Xiao long bao at Din Tai Fung in Taipei
Probably the most well-known restaurant chain in Taipei is Din Tai Fung. By now, they have branches all over the damn place including Hong Kong, Singapore, Seattle, and California. And xiao long bao isn’t even a food item invented in Taiwan, but I guess Din Tai Fung has kind of perfected their method of taking over the XLB world. That day we went to Din Tai Fung, we started the day with the National Palace Museum. We had some problems getting there because I have no idea how to say National Palace Museum in Mandarin, and we had to switch to a cab driver that spoke English. He was nice, and apparently does Chinese, English and Filipino. Anyway, the museum was kind of big and overwhelming and a couple of hours went by in a jiffy.
Since Din Tai Fung has many branches even in Taipei, we avoided the original because damn it, I hate lines. My cousins were cool enough to drive us to one that let us in with just like a five minute wait. Across the street though, was a ramen place that was mobbed. I know what Tyler Cowen would say about lines, but I’m not sure he’s right. Always interesting scientists who favor empirical analysis all of a sudden switches to anecdotal evidence. There might be even better xiao long baos in Taipei but really, do you eat because the food is good, or do you eat so you can rub it in people’s faces that you found that hole-in-the-wall. That’s why I let pro reviewers go first, then offer my useless opinion on it.

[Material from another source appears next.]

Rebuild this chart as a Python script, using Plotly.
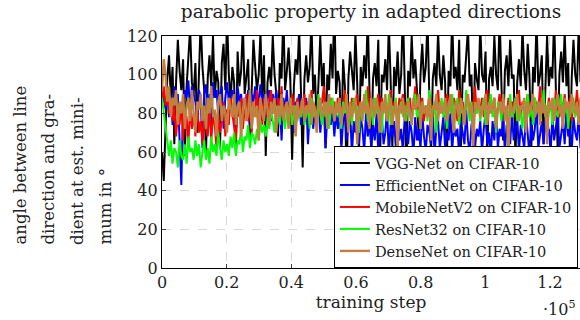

We started the day with some stir fried vegetables of the hollowed stem variety. I’m not sure why but stir fried vegetables always seem to taste better at a restaurant. I wonder if it’s because they add more oil, or flavor enhancers like chicken stock or MSG. Either way, the vegetables were delicious.
Even though we at at like 3 PM and there was a dinner planned for 6:30 PM that day, I wanted to try a few varieties of dumplings that they had. The shumai-looking things stuffed with glutinous rice seemed like it could be awesome, so we got some. I think this was better in theory than in execution because it was just really filling… I like glutinous rice and shumai and xiao long baos, but I think when you cross breed those three items it’s not three times as awesome. It’s just something else.
Of course we got the traditional xiao long bao. Mmmmm… these things were fantabulous. Thin wrappers with a bit of soup inside, and ten to an order… I mean, what’s not to love about these things. I really don’t know why Din Tai Fung doesn’t have an outpost in New York. Maybe the rent is too crazy, but they could probably rake it in even if they open in White Plains or Jersey. Come on already!
To mix it up more, we got some vegetarian dumplings. I think these had some sort of cooked gourde in it, and it had soup inside as well. These were impossibly light and quite a nice contrast to the glutinous rice shumai things. I really liked these as much as the regular xiao long baos. Ding Tai Fung has even more varieties that we didn’t order, so next time I have to try it in Cali and see how it is.
We also got a bowl of noodles as an appetizer but mostly all the dishes arrived within minutes of each other. I thought the noodles were good. It closely resembled spicy Dan Dan Mein but more with peanut sauce than spicy sauce. Obviously nothing like niu rou mein, but still good.
At that time, I think I was already full and probably not ready for the food that was about to be eaten for dinner. But the Din Tai Fung experience without waiting around in line was quite nice. It’s kind of a must if you visit Taipei and I’m glad that we went.